Kein Wunder von rot-grüner Regierung erwarten

Europaweiter Ausstieg aus der Wiederaufarbeitung nicht in Sicht  ■ I N T E R V I E W

Mit der Flucht der Stromwirtschaft aus Wackersdorf gerät die „Europäisierung der Atomwirtschaft“ endgültig ganz oben auf die Tagesordnung. Errichten Atomindustrie und Bundesregierung vorsorglich Dämme gegen Ausstiegswünsche künfiger rot-grüner Koalitionen? Wird die Wiederaufarbeitung zugunsten der direkten Endlagerung geopfert, um die konventionellen AKWs zu retten. Ein Gespräch mit dem Atomexperten Klaus Traube (SPD).

taz: Welche Bindung stellen die atomwirtschaftlichen Verträge zur Wiederaufarbeitung mit Frankreich und Großbritannien für künftige Regierungen dar?

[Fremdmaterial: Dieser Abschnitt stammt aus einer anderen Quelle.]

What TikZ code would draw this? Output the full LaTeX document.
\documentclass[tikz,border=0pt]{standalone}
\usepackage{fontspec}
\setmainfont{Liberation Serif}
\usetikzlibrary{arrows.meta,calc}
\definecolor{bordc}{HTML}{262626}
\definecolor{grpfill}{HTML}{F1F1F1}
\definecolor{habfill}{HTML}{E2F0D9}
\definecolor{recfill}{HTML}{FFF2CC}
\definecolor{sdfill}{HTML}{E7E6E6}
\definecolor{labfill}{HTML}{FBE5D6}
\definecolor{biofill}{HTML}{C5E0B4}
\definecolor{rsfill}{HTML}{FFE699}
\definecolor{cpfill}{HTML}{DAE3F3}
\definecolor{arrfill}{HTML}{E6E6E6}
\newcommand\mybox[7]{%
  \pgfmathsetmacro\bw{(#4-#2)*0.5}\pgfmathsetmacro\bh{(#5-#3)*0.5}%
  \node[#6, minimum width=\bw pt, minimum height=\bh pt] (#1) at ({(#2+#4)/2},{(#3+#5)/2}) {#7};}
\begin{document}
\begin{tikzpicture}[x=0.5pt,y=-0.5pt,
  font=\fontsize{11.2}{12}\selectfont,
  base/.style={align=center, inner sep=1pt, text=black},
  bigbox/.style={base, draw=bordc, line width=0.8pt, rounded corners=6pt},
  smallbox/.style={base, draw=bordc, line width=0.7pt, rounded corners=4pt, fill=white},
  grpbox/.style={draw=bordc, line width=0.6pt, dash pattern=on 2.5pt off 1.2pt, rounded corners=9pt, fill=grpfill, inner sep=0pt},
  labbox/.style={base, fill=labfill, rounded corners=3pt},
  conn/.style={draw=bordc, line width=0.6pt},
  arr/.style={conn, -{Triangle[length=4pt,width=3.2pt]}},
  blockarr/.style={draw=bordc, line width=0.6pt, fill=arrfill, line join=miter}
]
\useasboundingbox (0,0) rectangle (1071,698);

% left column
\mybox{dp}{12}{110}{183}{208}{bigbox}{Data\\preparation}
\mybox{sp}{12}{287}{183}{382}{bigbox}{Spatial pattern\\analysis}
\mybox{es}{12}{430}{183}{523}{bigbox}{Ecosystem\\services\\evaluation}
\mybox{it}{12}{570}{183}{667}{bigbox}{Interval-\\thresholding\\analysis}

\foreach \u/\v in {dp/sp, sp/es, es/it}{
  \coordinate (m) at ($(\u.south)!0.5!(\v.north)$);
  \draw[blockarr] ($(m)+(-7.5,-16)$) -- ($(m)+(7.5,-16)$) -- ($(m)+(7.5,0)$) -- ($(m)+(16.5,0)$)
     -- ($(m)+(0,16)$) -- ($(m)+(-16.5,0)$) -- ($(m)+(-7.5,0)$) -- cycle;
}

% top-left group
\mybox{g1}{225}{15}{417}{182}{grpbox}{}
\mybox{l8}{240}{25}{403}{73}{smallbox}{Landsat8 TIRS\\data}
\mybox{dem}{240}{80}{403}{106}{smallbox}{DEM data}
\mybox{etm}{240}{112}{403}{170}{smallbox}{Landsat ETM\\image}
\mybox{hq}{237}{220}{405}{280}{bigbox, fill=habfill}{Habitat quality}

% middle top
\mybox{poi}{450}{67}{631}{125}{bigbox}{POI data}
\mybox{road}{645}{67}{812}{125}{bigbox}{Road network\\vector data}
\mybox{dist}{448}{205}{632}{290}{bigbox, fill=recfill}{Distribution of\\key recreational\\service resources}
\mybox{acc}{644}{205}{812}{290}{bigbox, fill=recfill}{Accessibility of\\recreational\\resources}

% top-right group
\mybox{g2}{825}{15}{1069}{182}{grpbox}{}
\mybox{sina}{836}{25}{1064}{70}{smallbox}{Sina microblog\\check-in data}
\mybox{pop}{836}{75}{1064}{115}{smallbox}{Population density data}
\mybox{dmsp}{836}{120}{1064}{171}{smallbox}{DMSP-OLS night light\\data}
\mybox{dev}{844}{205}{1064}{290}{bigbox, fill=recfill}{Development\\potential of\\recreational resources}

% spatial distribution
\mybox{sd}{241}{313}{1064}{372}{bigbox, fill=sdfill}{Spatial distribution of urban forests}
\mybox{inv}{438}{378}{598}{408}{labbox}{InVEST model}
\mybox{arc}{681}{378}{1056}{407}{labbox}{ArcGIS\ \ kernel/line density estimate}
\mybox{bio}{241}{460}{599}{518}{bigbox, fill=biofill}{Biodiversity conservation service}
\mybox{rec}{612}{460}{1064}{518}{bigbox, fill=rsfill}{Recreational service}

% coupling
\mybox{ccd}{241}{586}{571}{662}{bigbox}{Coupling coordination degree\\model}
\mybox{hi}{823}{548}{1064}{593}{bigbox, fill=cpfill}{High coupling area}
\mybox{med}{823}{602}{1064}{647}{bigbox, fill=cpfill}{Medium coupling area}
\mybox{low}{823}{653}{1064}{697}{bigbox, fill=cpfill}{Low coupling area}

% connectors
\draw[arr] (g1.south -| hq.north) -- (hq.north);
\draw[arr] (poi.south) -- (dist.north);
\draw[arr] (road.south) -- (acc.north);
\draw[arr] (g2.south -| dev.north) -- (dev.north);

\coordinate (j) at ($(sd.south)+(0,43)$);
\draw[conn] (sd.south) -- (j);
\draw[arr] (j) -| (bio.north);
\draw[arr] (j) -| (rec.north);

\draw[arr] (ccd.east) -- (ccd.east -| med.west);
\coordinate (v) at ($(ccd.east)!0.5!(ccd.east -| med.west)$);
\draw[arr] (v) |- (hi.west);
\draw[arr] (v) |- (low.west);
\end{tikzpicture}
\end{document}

Klaus Traube: Also, die Verträge, die gibt's ja noch gar nicht; was es gibt, ist ein „Memorandum of Understanding“, also eine Absichtserklärung, in der Grundzüge eines Vertrages festgelegt sind. Das Wichtige an dem Ganzen ist, daß Veba dort bereits eine Ausstiegsklausel eingebracht hat für den Fall, daß in Deutschland aus politischen Gründen entweder die Wiederaufarbeitung verboten wird oder Atomkraftwerke abgeschaltet werden. Meiner Ansicht nach ist dieses Manöver von Veba durchaus unter dem Gesichtspunkt zu sehen, Brücken zu bauen für eine mögliche künftige SPD -geführte Regierung nach den nächsten Bundestagswahlen, um dann Atomenergie an solchen Punkten abbauen zu können, wo es ihnen nicht sonderlich wehtut.

Wie steht es mit der völkerrechtlichen Absicherung dieser Verträge?

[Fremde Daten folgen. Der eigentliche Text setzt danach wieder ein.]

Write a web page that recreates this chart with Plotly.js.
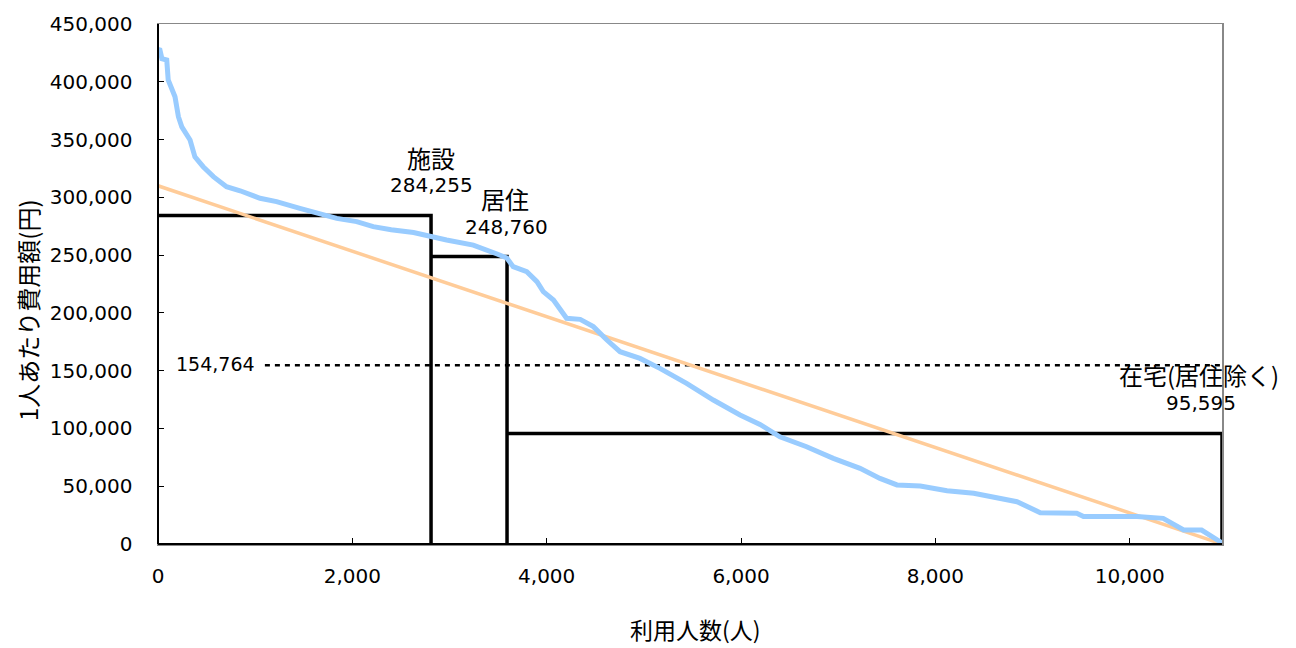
<!DOCTYPE html>
<html>
<head>
<meta charset="utf-8">
<script src="https://cdn.plot.ly/plotly-3.0.1.min.js"></script>
<style>html,body{margin:0;padding:0;background:#fff;}#chart{width:1296px;height:648px;}</style>
</head>
<body>
<div id="chart"></div>
<script>
// ---- data ----
var curveX = [0, 20, 40, 90, 105, 175, 210, 245, 330, 380, 465, 570, 705, 845, 1050, 1220, 1460, 1670, 1840, 2045, 2215, 2400, 2630, 2970, 3245, 3490, 3590, 3655, 3795, 3900, 3965, 4070, 4205, 4345, 4480, 4620, 4755, 4960, 5165, 5440, 5715, 5990, 6195, 6400, 6675, 6950, 7225, 7430, 7605, 7845, 8120, 8395, 8635, 8840, 9080, 9455, 9525, 10075, 10345, 10555, 10740, 10950];
var curveY = [428000, 427500, 420000, 418800, 401500, 387000, 369800, 361000, 349600, 335000, 326500, 317900, 309200, 305700, 299200, 296300, 290500, 286200, 281800, 279000, 274600, 272000, 269500, 263100, 258700, 251000, 247500, 240000, 235700, 227000, 218400, 211200, 195300, 194400, 188100, 176500, 166400, 160600, 152000, 139000, 124600, 111600, 103500, 92800, 84200, 74100, 65500, 56800, 51100, 50200, 46100, 43900, 39500, 36600, 27100, 26600, 23700, 23700, 22200, 12100, 12100, 1000];
var trendX = [0, 10950];
var trendY = [310000, 0];

var groupNames = ['施設', '居住', '在宅(居住除く)'];
var groupEnds = [2810, 3592, 10950];      // cumulative number of users
var groupValues = [284255, 248760, 95595]; // cost per person (yen)
var averageValue = 154764;
var averageLabel = '154,764';
var averageStartX = 1100;

var xTitle = '利用人数(人)';
var yTitle = '1人あたり費用額(円)';

// ---- build traces ----
var traces = [];
var start = 0;
for (var i = 0; i < groupNames.length; i++) {
  var x0 = start, x1 = groupEnds[i], v = groupValues[i];
  traces.push({
    x: [x0, x1, x1], y: [v, v, 0],
    mode: 'lines', type: 'scatter', hoverinfo: 'skip', showlegend: false,
    line: {color: '#000000', width: 3.5}
  });
  start = x1;
}
traces.push({
  x: [averageStartX, groupEnds[groupEnds.length - 1]], y: [averageValue, averageValue],
  mode: 'lines', type: 'scatter', showlegend: false,
  line: {color: '#000000', width: 2.5, dash: '5px,5px'}
});
traces.push({
  x: trendX, y: trendY, mode: 'lines', type: 'scatter', showlegend: false,
  line: {color: '#FFCC99', width: 3.5}
});
traces.push({
  x: curveX, y: curveY, mode: 'lines', type: 'scatter', showlegend: false,
  line: {color: '#99CCFF', width: 5}
});

var numFont = {family: 'DejaVu Sans', size: 20, color: '#000'};
var jpFont = {family: 'Noto Sans CJK JP', size: 24, color: '#000'};
var xTitleFont = {family: 'Noto Sans CJK JP', size: 23, color: '#000'};

function fmt(v) { return v.toLocaleString('en-US'); }

var annotations = [
  // 施設
  {x: groupEnds[0], y: groupValues[0], xref: 'x', yref: 'y', text: groupNames[0], showarrow: false, font: jpFont, yanchor: 'middle', yshift: 58, xshift: 0},
  {x: groupEnds[0], y: groupValues[0], xref: 'x', yref: 'y', text: fmt(groupValues[0]), showarrow: false, font: numFont, yanchor: 'middle', yshift: 31, xshift: 0},
  // 居住
  {x: groupEnds[1], y: groupValues[1], xref: 'x', yref: 'y', text: groupNames[1], showarrow: false, font: jpFont, yanchor: 'middle', yshift: 58, xshift: -2},
  {x: groupEnds[1], y: groupValues[1], xref: 'x', yref: 'y', text: fmt(groupValues[1]), showarrow: false, font: numFont, yanchor: 'middle', yshift: 30, xshift: -1},
  // 在宅
  {x: groupEnds[2], y: groupValues[2], xref: 'x', yref: 'y', text: groupNames[2], showarrow: false, font: jpFont, yanchor: 'middle', yshift: 59, xshift: -23},
  {x: groupEnds[2], y: groupValues[2], xref: 'x', yref: 'y', text: fmt(groupValues[2]), showarrow: false, font: numFont, yanchor: 'middle', yshift: 31, xshift: -21},
  // average
  {x: 0, y: averageValue, xref: 'x', yref: 'y', text: averageLabel, showarrow: false, font: {family: 'DejaVu Sans', size: 19, color: '#000'}, xanchor: 'center', yanchor: 'middle', xshift: 57, yshift: 1},
  // y axis title
  {x: -0.1231, y: 0.45, xref: 'paper', yref: 'paper', text: yTitle, textangle: -90, showarrow: false, font: jpFont, xanchor: 'center', yanchor: 'middle'},
  // x axis title
  {x: 0.505, y: -0.163, xref: 'paper', yref: 'paper', text: xTitle, showarrow: false, font: xTitleFont, xanchor: 'center', yanchor: 'middle'}
];

var layout = {
  width: 1296, height: 648,
  margin: {l: 158, r: 74, t: 24, b: 104, pad: 0},
  paper_bgcolor: '#fff', plot_bgcolor: '#fff',
  showlegend: false,
  xaxis: {
    range: [0, 10950], dtick: 2000, tickformat: ',d',
    showgrid: false, zeroline: false,
    showline: true, linecolor: '#888', linewidth: 1.5, mirror: true,
    ticks: 'inside', ticklen: 6, tickcolor: '#000', tickwidth: 1,
    tickfont: numFont, ticklabelstandoff: 13
  },
  yaxis: {
    range: [0, 450000], dtick: 50000, tickformat: ',d',
    showgrid: false, zeroline: false,
    showline: true, linecolor: '#888', linewidth: 1.5, mirror: true,
    ticks: 'inside', ticklen: 6, tickcolor: '#000', tickwidth: 1,
    tickfont: numFont, ticklabelstandoff: 20
  },
  shapes: [
    {type: 'line', xref: 'paper', yref: 'paper', x0: 0, x1: 0, y0: 0, y1: 1, line: {color: '#000', width: 2}},
    {type: 'line', xref: 'paper', yref: 'paper', x0: 0, x1: 1, y0: 0, y1: 0, line: {color: '#000', width: 2}}
  ],
  annotations: annotations
};

Plotly.newPlot('chart', traces, layout, {displayModeBar: false, staticPlot: true});
</script>
</body>
</html>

Die völkerrechtlichen Verträge, die flankierend abgeschlossen werden sollen zwischen Frankreich und der BRD und dann natürlich auch zwischen England und der BRD, gibt es auch noch nicht. Ob diese Verträge etwa beinhalten werden, was es einer künftigen Regierung schwer machen wird, aus den Wiederaufarbeitungsverträgen wieder auszusteigen, kann ich heute nicht sagen. Man kann höchstens spekulieren, daß es einerseits schwierig ist, eine derartige Einschränkung der nationalen Souveränität einzubauen, andererseits ist aber auch der jetzigen Regierung zuzutrauen, daß sie den möglichen Folgeregierungen ein Ei ins Nest legt.

Gibt es innerhalb der SPD bereits eine Diskussion zu dieser Problematik?

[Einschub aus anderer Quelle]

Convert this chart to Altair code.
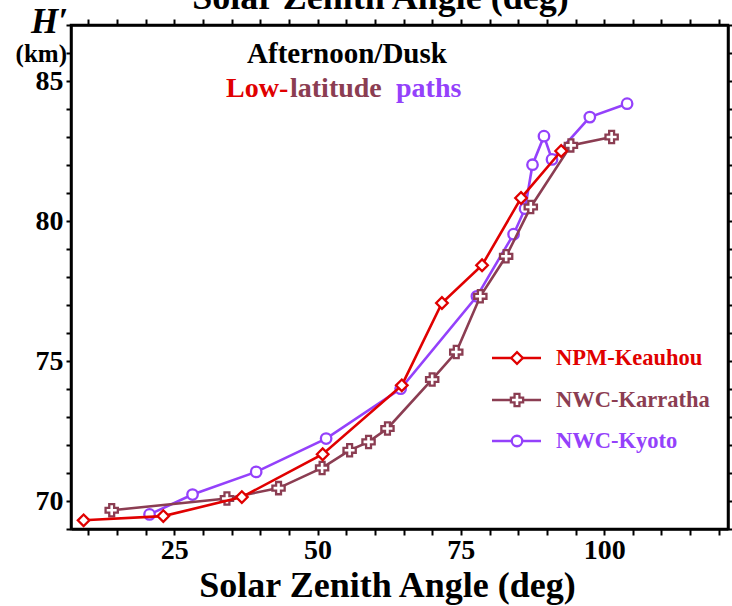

Ich weiß nicht, ob jemand dieses spezielle juristische Problem prüft. Sicher würde eine SPD-geführte Regierung, in welcher Koalition auch immer, die Wiederaufarbeitung einstellen. Immerhin ist der Beschluß der SPD, daß es keine Wiederaufarbeitung geben darf, auf dem Parteitag 1984, also noch vor Tschernobyl, gefallen. Wie der sonstige Ausstieg aus der Atomenergie von einer SPD-geführten Regierung gestaltet würde, das ist eine ganz andere Frage.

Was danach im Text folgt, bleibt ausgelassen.